Now Calvin insists that we do not keep from people what can be known about the subject and, indeed,  to do so would be to deprive the saints. Yet, his call for humility is unmistakable. Wisely he states:

“Let us, I say, allow the Christian to unlock his mind and ears to all the words of God which are addressed to him, provided he do it with this moderation – viz. that whenever the Lord shuts his sacred mouth, he also desist from inquiry. The best rule of sobriety is, not only in learning to follow wherever God leads, but also when he makes an end of teaching, to cease also from wishing to be wise.”

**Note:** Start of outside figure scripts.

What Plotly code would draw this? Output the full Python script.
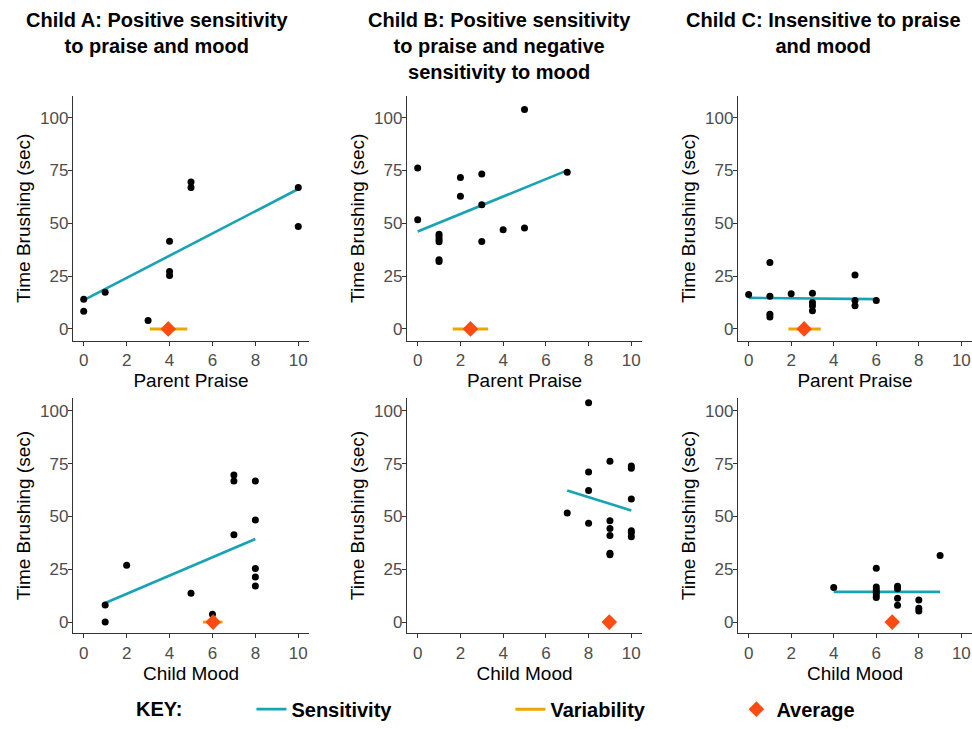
import plotly.graph_objects as go

# ---------------- data ----------------
x_tickvals = [0, 2, 4, 6, 8, 10]
y_tickvals = [0, 25, 50, 75, 100]

panel_titles = [
    "Child A: Positive sensitivity<br>to praise and mood",
    "Child B: Positive sensitivity<br>to praise and negative<br>sensitivity to mood",
    "Child C: Insensitive to praise<br>and mood",
]
x_titles = ["Parent Praise", "Child Mood"]
y_title = "Time Brushing (sec)"

# Child A
a_praise_x = [0, 0, 1, 3, 4, 4, 4, 5, 5, 10, 10]
a_praise_y = [14.0, 8.4, 17.4, 4.0, 41.5, 27.2, 25.3, 69.5, 66.9, 66.9, 48.5]
a_praise_sens_x = [0, 10]
a_praise_sens_y = [13.6, 66.2]
a_praise_avg = 3.94
a_praise_var = [3.08, 4.83]

a_mood_x = [1, 1, 2, 5, 6, 7, 7, 7, 8, 8, 8, 8, 8]
a_mood_y = [8.1, 0.0, 26.9, 13.7, 3.7, 69.6, 66.8, 41.3, 66.8, 48.3, 25.4, 21.3, 17.1]
a_mood_sens_x = [1, 8]
a_mood_sens_y = [9.0, 39.3]
a_mood_avg = 6.03
a_mood_var = [5.56, 6.47]

# Child B
b_praise_x = [0, 0, 1, 1, 1, 1, 1, 1, 2, 2, 3, 3, 3, 4, 5, 5, 7]
b_praise_y = [76.1, 51.6, 44.8, 43.6, 42.3, 41.2, 32.7, 31.9, 71.7, 62.8,
              73.3, 58.8, 41.3, 46.9, 103.8, 47.8, 74.1]
b_praise_sens_x = [0, 7]
b_praise_sens_y = [46.1, 75.0]
b_praise_avg = 2.47
b_praise_var = [1.64, 3.30]

b_mood_x = [7, 8, 8, 8, 8, 9, 9, 9, 9, 9, 9, 10, 10, 10, 10, 10, 10]
b_mood_y = [51.6, 103.8, 71.0, 62.3, 46.8, 76.1, 47.9, 44.3, 41.0, 32.6, 31.8,
            73.9, 72.8, 58.2, 43.2, 42.3, 40.4]
b_mood_sens_x = [7, 10]
b_mood_sens_y = [62.3, 52.8]
b_mood_avg = 8.97
b_mood_var = [8.85, 9.09]

# Child C
c_praise_x = [0, 1, 1, 1, 1, 2, 3, 3, 3, 3, 5, 5, 5, 6]
c_praise_y = [16.3, 31.4, 15.5, 6.9, 5.6, 16.6, 16.9, 12.5, 10.9, 8.6, 25.5, 13.4, 10.9, 13.4]
c_praise_sens_x = [0, 6]
c_praise_sens_y = [14.7, 14.1]
c_praise_avg = 2.61
c_praise_var = [1.87, 3.39]

c_mood_x = [4, 6, 6, 6, 6, 6, 6, 7, 7, 7, 7, 8, 8, 8, 9]
c_mood_y = [16.4, 25.5, 16.6, 15.3, 14.1, 12.8, 11.6, 16.9, 15.8, 11.3, 8.0, 10.5, 6.6, 5.3, 31.5]
c_mood_sens_x = [4, 9]
c_mood_sens_y = [14.3, 14.3]
c_mood_avg = 6.75
c_mood_var = [6.65, 6.85]

legend_names = ["Sensitivity", "Variability", "Average"]
legend_title = "KEY:"

# ---------------- styling ----------------
TEAL = "#17A3B3"
ORANGE = "#E8A800"
RED = "#FF4A12"
AXIS_COL = "#333333"
TICK_COL = "#4D4D4D"
BASE_FONT = "Liberation Sans, Arial, sans-serif"
BOLD_FONT = "Liberation Sans, Arial, sans-serif"

W, H = 972, 729
col_px = [(73, 309), (407, 642), (738, 972)]
row_px = [(97, 345), (403, 641)]
row_yrange = [[-5.6, 110.3], [-5.2, 106.0]]

panels = [
    # (row, col, xs, ys, sens_x, sens_y, avg, var)
    (0, 0, a_praise_x, a_praise_y, a_praise_sens_x, a_praise_sens_y, a_praise_avg, a_praise_var),
    (0, 1, b_praise_x, b_praise_y, b_praise_sens_x, b_praise_sens_y, b_praise_avg, b_praise_var),
    (0, 2, c_praise_x, c_praise_y, c_praise_sens_x, c_praise_sens_y, c_praise_avg, c_praise_var),
    (1, 0, a_mood_x, a_mood_y, a_mood_sens_x, a_mood_sens_y, a_mood_avg, a_mood_var),
    (1, 1, b_mood_x, b_mood_y, b_mood_sens_x, b_mood_sens_y, b_mood_avg, b_mood_var),
    (1, 2, c_mood_x, c_mood_y, c_mood_sens_x, c_mood_sens_y, c_mood_avg, c_mood_var),
]

fig = go.Figure()
layout_axes = {}
for i, (r, c, xs, ys, sx, sy, avg, var) in enumerate(panels):
    n = i + 1
    xa = "x" if n == 1 else f"x{n}"
    ya = "y" if n == 1 else f"y{n}"
    first = n == 1
    # sensitivity (regression) line
    fig.add_trace(go.Scatter(x=sx, y=sy, mode="lines", xaxis=xa, yaxis=ya,
                             line=dict(color=TEAL, width=2.6),
                             name=legend_names[0], legendgroup="s", showlegend=first,
                             legendwidth=214, hoverinfo="skip"))
    # variability
    fig.add_trace(go.Scatter(x=var, y=[0, 0], mode="lines", xaxis=xa, yaxis=ya,
                             line=dict(color=ORANGE, width=3),
                             name=legend_names[1], legendgroup="v", showlegend=first,
                             legendwidth=181, hoverinfo="skip"))
    # observations
    fig.add_trace(go.Scatter(x=xs, y=ys, mode="markers", xaxis=xa, yaxis=ya,
                             marker=dict(color="black", size=7),
                             showlegend=False))
    # average
    fig.add_trace(go.Scatter(x=[avg], y=[0], mode="markers", xaxis=xa, yaxis=ya,
                             marker=dict(color=RED, size=12, symbol="diamond"),
                             name=legend_names[2], legendgroup="a", showlegend=first))

    x0, x1 = col_px[c]
    y0, y1 = row_px[r]
    xkey = "xaxis" if n == 1 else f"xaxis{n}"
    ykey = "yaxis" if n == 1 else f"yaxis{n}"
    layout_axes[xkey] = dict(
        domain=[x0 / W, x1 / W], anchor=ya, range=[-0.5, 10.5],
        tickmode="array", tickvals=x_tickvals, ticks="outside", ticklen=4,
        tickwidth=1.2, tickcolor=AXIS_COL,
        showline=True, linecolor=AXIS_COL, linewidth=1.3,
        showgrid=False, zeroline=False,
        ticklabeloverflow="allow",
        tickfont=dict(family=BASE_FONT, size=17, color=TICK_COL),
        title=dict(text=x_titles[r], font=dict(family=BASE_FONT, size=19, color="black"), standoff=4),
    )
    layout_axes[ykey] = dict(
        domain=[1 - y1 / H, 1 - y0 / H], anchor=xa, range=row_yrange[r],
        tickmode="array", tickvals=y_tickvals, ticks="outside", ticklen=4,
        tickwidth=1.2, tickcolor=AXIS_COL,
        showline=True, linecolor=AXIS_COL, linewidth=1.3,
        showgrid=False, zeroline=False,
        ticklabelstandoff=-4,
        tickfont=dict(family=BASE_FONT, size=17, color=TICK_COL),
        title=dict(text=y_title, font=dict(family=BASE_FONT, size=19, color="black"), standoff=4),
    )

title_cx = [157, 499, 823]
annotations = [
    dict(text=t, x=title_cx[k] / W, y=1 - 7 / H, xref="paper", yref="paper",
         xanchor="center", yanchor="top", showarrow=False, align="center",
         font=dict(family=BOLD_FONT, size=20, color="black", weight="bold"))
    for k, t in enumerate(panel_titles)
]

fig.update_layout(
    width=W, height=H,
    margin=dict(l=0, r=0, t=0, b=0),
    paper_bgcolor="white", plot_bgcolor="white",
    annotations=annotations,
    showlegend=True,
    legend=dict(
        orientation="h", x=134 / W, xanchor="left", y=1 - 718 / H, yanchor="middle",
        title=dict(text=legend_title + "&nbsp;" * 11, side="left",
                   font=dict(family=BOLD_FONT, size=20, color="black", weight="bold")),
        font=dict(family=BOLD_FONT, size=20, color="black", weight="bold"),
        bgcolor="rgba(0,0,0,0)",
    ),
    **layout_axes,
)

# remove the default 8px page margin so the figure fills the window exactly
fig.write_html("out.html",
               config={"displayModeBar": False},
               post_script="document.body.style.margin='0';document.body.style.overflow='hidden';")
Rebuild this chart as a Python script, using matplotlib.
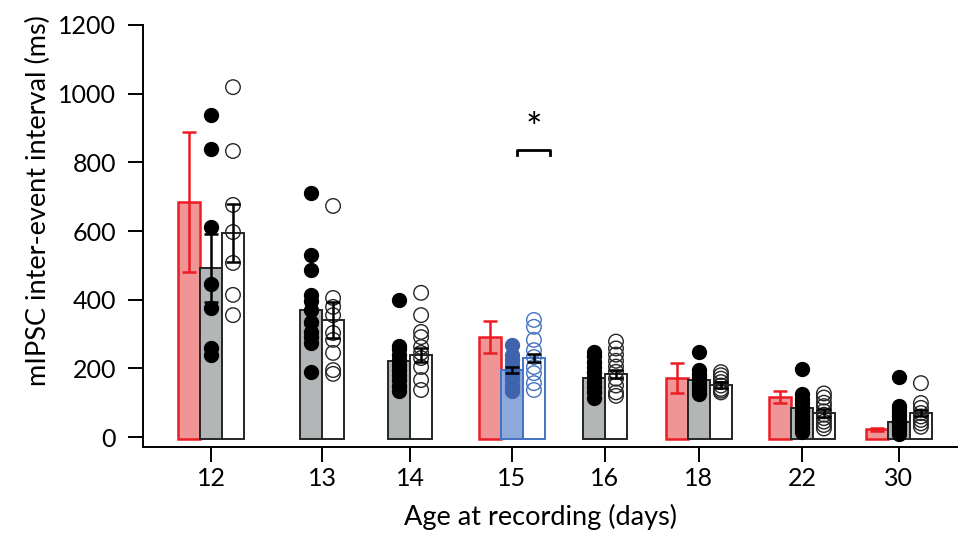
import matplotlib.pyplot as plt
import numpy as np

plt.rcParams['font.family'] = ['Lato', 'DejaVu Sans']

# Данни: възраст (дни) и стойности по групи
ages = ['12', '13', '14', '15', '16', '18', '22', '30']

red_mean = [685, np.nan, np.nan, 291, np.nan, 172, 116, 23]
red_sem = [204, np.nan, np.nan, 47, np.nan, 45, 17, 4]

fill_mean = [492, 370, 221, 195, 172, 166, 85, 44]
fill_sem = [98, 43, 20, 9, 15, 15, 12, 8]
fill_pts = [
    [938, 839, 612, 446, 376, 259, 239],
    [711, 530, 486, 413, 395, 370, 335, 306, 290, 274, 189],
    [399, 265, 255, 240, 225, 210, 195, 180, 165, 150, 135],
    [268, 240, 225, 210, 200, 190, 180, 165, 150, 135],
    [248, 235, 220, 205, 190, 175, 160, 145, 130, 115],
    [247, 195, 185, 175, 165, 155, 145, 135, 125],
    [198, 125, 112, 100, 88, 75, 62, 50, 38, 25, 15],
    [175, 90, 80, 70, 60, 50, 40, 30, 20, 10],
]

open_mean = [594, 341, 239, 230, 183, 151, 70, 70]
open_sem = [85, 52, 20, 12, 12, 9, 12, 10]
open_pts = [
    [1019, 833, 676, 597, 507, 414, 355],
    [673, 405, 379, 355, 303, 283, 245, 195, 184],
    [420, 355, 306, 291, 262, 245, 230, 204, 166, 137],
    [341, 321, 283, 253, 233, 204, 186, 157, 137],
    [278, 258, 240, 222, 205, 190, 170, 150, 130, 120],
    [189, 180, 170, 160, 150, 140, 135, 130],
    [127, 115, 100, 90, 75, 65, 55, 45, 35, 25],
    [157, 99, 85, 70, 60, 50, 40, 30],
]

# Распоред (у ширинама стубића)
group_x = [3.09, 8.14, 12.14, 16.77, 21.0, 25.27, 29.95, 34.36]
blue_group = 3
base = -6

red_edge = '#ed1c24'
red_face = '#ef9595'
gray_face = '#b2b6b6'
dark = '#262626'
blue_face = '#8eaadb'
blue_edge = '#4472c4'
blue_dot = '#3f63ad'

fig = plt.figure(figsize=(9.6, 5.35), dpi=100)
ax = fig.add_axes([143 / 960, 88 / 535, 814 / 960, 422 / 535])

for i, gx in enumerate(group_x):
    has_red = not np.isnan(red_mean[i])
    if has_red:
        xr, xf, xo = gx - 1, gx, gx + 1
    else:
        xf, xo = gx - 0.5, gx + 0.5
    blue = (i == blue_group)
    fface = blue_face if blue else gray_face
    fedge = blue_edge if blue else dark
    dcol = blue_dot if blue else 'black'
    oedge = blue_edge if blue else dark

    if has_red:
        ax.bar(xr, red_mean[i] - base, bottom=base, width=1, color=red_face,
               edgecolor=red_edge, linewidth=1.8, zorder=1)
        ax.errorbar(xr, red_mean[i], yerr=red_sem[i], color=red_edge, lw=1.8,
                    capsize=5, capthick=1.8, zorder=4)

    ax.bar(xf, fill_mean[i] - base, bottom=base, width=1, color=fface,
           edgecolor=fedge, linewidth=1.4, zorder=1)
    ax.bar(xo, open_mean[i] - base, bottom=base, width=1, color='white',
           edgecolor=oedge, linewidth=1.4, zorder=1)

    ax.scatter([xf] * len(fill_pts[i]), fill_pts[i], s=100, color=dcol,
               edgecolor=dcol, zorder=2)
    ax.scatter([xo] * len(open_pts[i]), open_pts[i], s=110, facecolor='none',
               edgecolor=oedge, linewidth=1.0, zorder=2)

    ax.errorbar(xf, fill_mean[i], yerr=fill_sem[i], color='black', lw=1.8,
                capsize=5, capthick=1.8, zorder=4)
    ax.errorbar(xo, open_mean[i], yerr=open_sem[i], color='black', lw=1.8,
                capsize=5, capthick=1.8, zorder=4)

# звездица за значајност
gx = group_x[blue_group]
ax.plot([gx + 0.23, gx + 0.23, gx + 1.73, gx + 1.73], [822, 836, 836, 822],
        color='black', lw=2)
ax.text(gx + 1.0, 895, '*', ha='center', va='center', fontsize=28)

ax.set_xlim(0, 37)
ax.set_ylim(-29, 1200)
ax.set_yticks(range(0, 1201, 200))
ax.set_xticks(group_x)
ax.set_xticklabels(ages)
ax.spines['top'].set_visible(False)
ax.spines['right'].set_visible(False)
ax.spines['left'].set_linewidth(1.4)
ax.spines['bottom'].set_linewidth(1.4)
ax.tick_params(axis='both', length=10.5, width=1.4, labelsize=18)
ax.tick_params(axis='y', pad=9)
ax.tick_params(axis='x', pad=4)

ax.set_ylabel('mIPSC inter-event interval (ms)', fontsize=19.5)
ax.set_xlabel('Age at recording (days)', fontsize=19.5)
ax.yaxis.set_label_coords(-0.113, 0.585)
ax.xaxis.set_label_coords(0.488, -0.135)

fig.savefig('out.png', dpi=100)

John Chrysostom said that a comprehended God is no God at all. The Sovereign God of Heaven and Earth is, without question, incomprehensible. Even so, He has chosen to reveal Himself to us in nature, in scripture and in the face of Jesus Christ. May we press on to know Him. May we with humility seek  to know His character and understand His ways and may we extend much grace to our fellow travelers who seek the same, knowing that it is a wonder that we understand anything at all.

 

 

 

 

(1) All quotes from : Calvin, John; Beveridge, Henry (2011-01-26). Institutes Of The Christian Religion (pp. 607-609). Kindle Edition.